Take the Babbacombe Cliff Railway

Don’t be fooled by the name, this is essentially a cable ride from Babbacombe down to the picturesque Oddicombe Beach. Built in 1926, the Babbacombe Cliff Railway has shuttled hundreds of thousands of holiday makers to and from the beach in over 90 years of service.

Spend an afternoon on Oddicombe Beach

After spending £2.80 on what could potentially be the world’s shortest cable car ride, you might as well make the most of it on Oddicombe Beach. Nestled at the bottom of red sandstone cliffs Oddicombe Beach is a sheltered haven for those looking for a relaxing day out. There are deck chairs for those seeking down time and water sports equipment for hire for the sporty bunch. Doggo Doodles spent the afternoon here chasing balls big and small and getting chased by the persistent suitor Teddy the Cockapoo.

Go shopping in St Marychurch 

Just not on a Sunday like we did. This delightful pedestrianised precinct is home to independently owned boutiques, family-run businesses and quaint cafes and is a must for anyone looking to get Instagram worthy shots in Babbacombe.

Mingle with the locals

With Doodles in tow, it is hard not to. Walking around town we bumped into a Labradoodle owner. While talking about all things doodley, we couldn’t help but notice her mesmerising eyes. Mr O took the plunge and asked if we could take a picture of her and she graciously agreed.

Get a room at The Imperial 

Torquay makes the perfect base for a South Devon staycation, surrounded with coastal walks and a short drive to surrounding towns and villages. If you’re after Victorian grandeur and 360 degree seascapes, look no further than The Imperial. This magnificent 19th Century Victorian four-star hotel commands a cliff top position, overlooking Torbay and the beautiful Devon coast. Opt for a garden room with sea views and you will be treated to glorious views of the coast and the Torquay Marina.

Take a sunset walk on the Torquay seafront

Even the locals are not keen on scant shopping option Torquay has to offer but one thing undebatable is its central location to coastal walks and delightful sand beaches such as Meadfoot Beach. While the rain didn’t allow us to explore either, we got to enjoy a sunset walk on the promenade taking in the view. For those keen on sea life, right by the marina on Beacon Bay is Living Coasts. It is the UK’s only coastal zoo which is home to a variety of marine species from around the world including seals, penguins, otters, and fish.

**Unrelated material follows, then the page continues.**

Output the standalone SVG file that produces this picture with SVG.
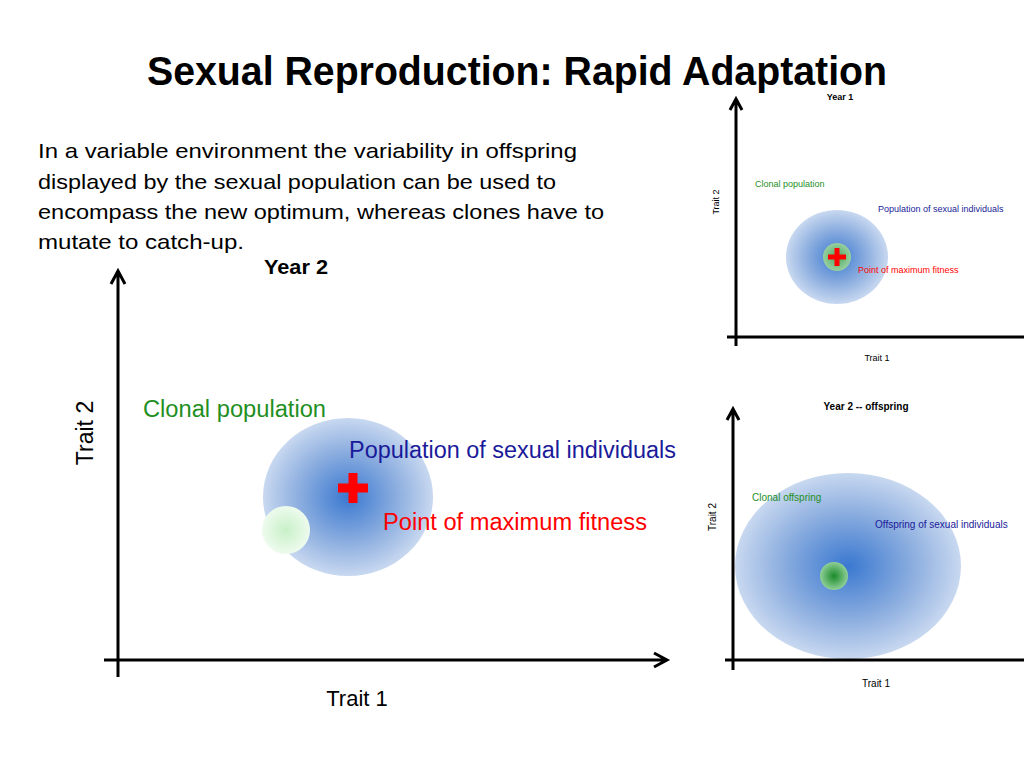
<svg xmlns="http://www.w3.org/2000/svg" width="1024" height="768" viewBox="0 0 1024 768">
<defs>
<radialGradient id="blue">
<stop offset="0" stop-color="#3a78d0"/>
<stop offset="0.6" stop-color="#8fb0e0"/>
<stop offset="1" stop-color="#c8d8f0"/>
</radialGradient>
<radialGradient id="lightgreen">
<stop offset="0" stop-color="#c8f0c8"/>
<stop offset="1" stop-color="#eefbee"/>
</radialGradient>
<radialGradient id="green">
<stop offset="0" stop-color="#1a8a2a"/>
<stop offset="1" stop-color="#8fcf98"/>
</radialGradient>
<radialGradient id="green1">
<stop offset="0" stop-color="#4aa860"/>
<stop offset="1" stop-color="#98cfa0"/>
</radialGradient>
</defs>
<style>
.t{font-family:"Liberation Sans",Arial,sans-serif}
.ax{stroke:#000;fill:none;stroke-linecap:butt}
.g{fill:#1f8f1f}
.b{fill:#1a1a9a}
.r{fill:#ff0000}
.k{fill:#000}
.bold{font-weight:bold}
</style>
<rect width="1024" height="768" fill="#fff"/>
<text class="t bold k" x="147" y="85" font-size="40" textLength="740" lengthAdjust="spacingAndGlyphs">Sexual Reproduction: Rapid Adaptation</text>
<g id="intro" class="t k" font-size="21">
<text x="38" y="158" textLength="539" lengthAdjust="spacingAndGlyphs">In a variable environment the variability in offspring</text>
<text x="38" y="189" textLength="518" lengthAdjust="spacingAndGlyphs">displayed by the sexual population can be used to</text>
<text x="38" y="219" textLength="566" lengthAdjust="spacingAndGlyphs">encompass the new optimum, whereas clones have to</text>
<text x="38" y="249" textLength="206" lengthAdjust="spacingAndGlyphs">mutate to catch-up.</text>
</g>
<g id="main-chart">
<ellipse cx="348" cy="497" rx="85" ry="79" fill="url(#blue)"/>
<circle cx="286" cy="530" r="24" fill="url(#lightgreen)"/>
<path d="M348.5,473 h9 v10.5 h10.5 v9 h-10.5 v10.5 h-9 v-10.5 h-10.5 v-9 h10.5 z" fill="#ff0000"/>
<text class="t bold k" x="264" y="274" font-size="20" textLength="64" lengthAdjust="spacingAndGlyphs">Year 2</text>
<text class="t g" x="143" y="417" font-size="23" textLength="183" lengthAdjust="spacingAndGlyphs">Clonal population</text>
<text class="t b" x="349" y="458" font-size="23" textLength="327" lengthAdjust="spacingAndGlyphs">Population of sexual individuals</text>
<text class="t r" x="383" y="530" font-size="23" textLength="264" lengthAdjust="spacingAndGlyphs">Point of maximum fitness</text>
<text class="t k" x="0" y="0" font-size="23" text-anchor="middle" transform="translate(93,433) rotate(-90)">Trait 2</text>
<text class="t k" x="357" y="706" font-size="22" text-anchor="middle">Trait 1</text>
</g>
<g id="year1-chart">
<ellipse cx="837" cy="257" rx="51" ry="47" fill="url(#blue)"/>
<circle cx="837" cy="257" r="14" fill="url(#green1)"/>
<path d="M834.5,248 h5 v6.5 h6.5 v5 h-6.5 v6.5 h-5 v-6.5 h-6.5 v-5 h6.5 z" fill="#ff0000"/>
<text class="t bold k" x="840" y="100" font-size="9" text-anchor="middle">Year 1</text>
<text class="t g" x="755" y="187" font-size="9">Clonal population</text>
<text class="t b" x="878" y="212" font-size="9">Population of sexual individuals</text>
<text class="t r" x="858" y="273" font-size="9">Point of maximum fitness</text>
<text class="t k" font-size="9" text-anchor="middle" transform="translate(719,202) rotate(-90)">Trait 2</text>
<text class="t k" x="877" y="361" font-size="9" text-anchor="middle">Trait 1</text>
</g>
<g id="year2-offspring-chart">
<ellipse cx="848" cy="566" rx="113" ry="93" fill="url(#blue)"/>
<circle cx="834" cy="576" r="14" fill="url(#green)"/>
<text class="t bold k" x="866" y="410" font-size="10" text-anchor="middle">Year 2 -- offspring</text>
<text class="t g" x="752" y="501" font-size="10">Clonal offspring</text>
<text class="t b" x="875" y="528" font-size="10">Offspring of sexual individuals</text>
<text class="t k" font-size="10" text-anchor="middle" transform="translate(716,517) rotate(-90)">Trait 2</text>
<text class="t k" x="876" y="687" font-size="10" text-anchor="middle">Trait 1</text>
</g>
<g id="connectors" class="ax">
<path d="M118,677 V272 M111,284 L118,271 L125,284" stroke-width="3"/>
<path d="M104,660 H666 M654,653 L667,660 L654,667" stroke-width="3"/>
<path d="M736,346 V99 M730,110 L736,99 L742,110" stroke-width="3"/>
<path d="M727,337 H1024" stroke-width="3"/>
<path d="M733,670 V409 M727,420 L733,409 L739,420" stroke-width="3"/>
<path d="M725,660 H1024" stroke-width="3"/>
</g>
</svg>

Take a photo walk around Brixham 

For me, the biggest revelation the British Riviera had to offer was the quaint fishing village of Brixham. Imagine boats and trawlers weaving in and out of the harbour, delivering fresh fish, candy coloured cottages stacked up on the clifftops tiny little stairways leading up the hillside, independent boutique and coffeeshops lining the seafront, a world away from the generic brand names on the high street inland, the squawk of the seagulls, the smell of salt in the air. Sadly, we spent a drizzly, drab afternoon trying to discover as much of Brixham. If anything, it was a great excuse to come back again in summer.

Stock up on Omega 3

Get a load of that Omega goodness. You are on the Seafood Coast of England after all.

At down-to-earth Below Decks in Torquay I opted for mussels and calamari while Mr O ordered fish and chips.

At the hipster Rockfish in Brixham, touted as the closest restaurant to the source of fish in the UK, we had to sample the catch of the day: mackerel, grilled and served with unlimited fresh cut chips.

 Have Devon cream tea or a Full English

You can’t come all the way to South Devon and not have some Devon cream tea. You can actually, if you’re more of a coffee drinker. Make like us and order a Full English locally sourced and served all day in most of the region’s many tea rooms. You are spoilt for choice of course but one you should check out is Angels Tea Rooms which has on offer delicious grub and delightful views of the Devon coast.

Leave Totnes for another (sunnier) day

When staycationing, you’ve got to be realistic about how much time you have on your hands. Our quest for fresh, locally sourced cheese took us to Totnes. Sitting in the heart of South Devon on the banks of the River Dart, Totnes is an old market town renowned now for its lively and diverse community and relaxed atmosphere. Sadly we couldn’t explore this lovely little gem to our heart’s content but left fairly contended knowing we would soon be back.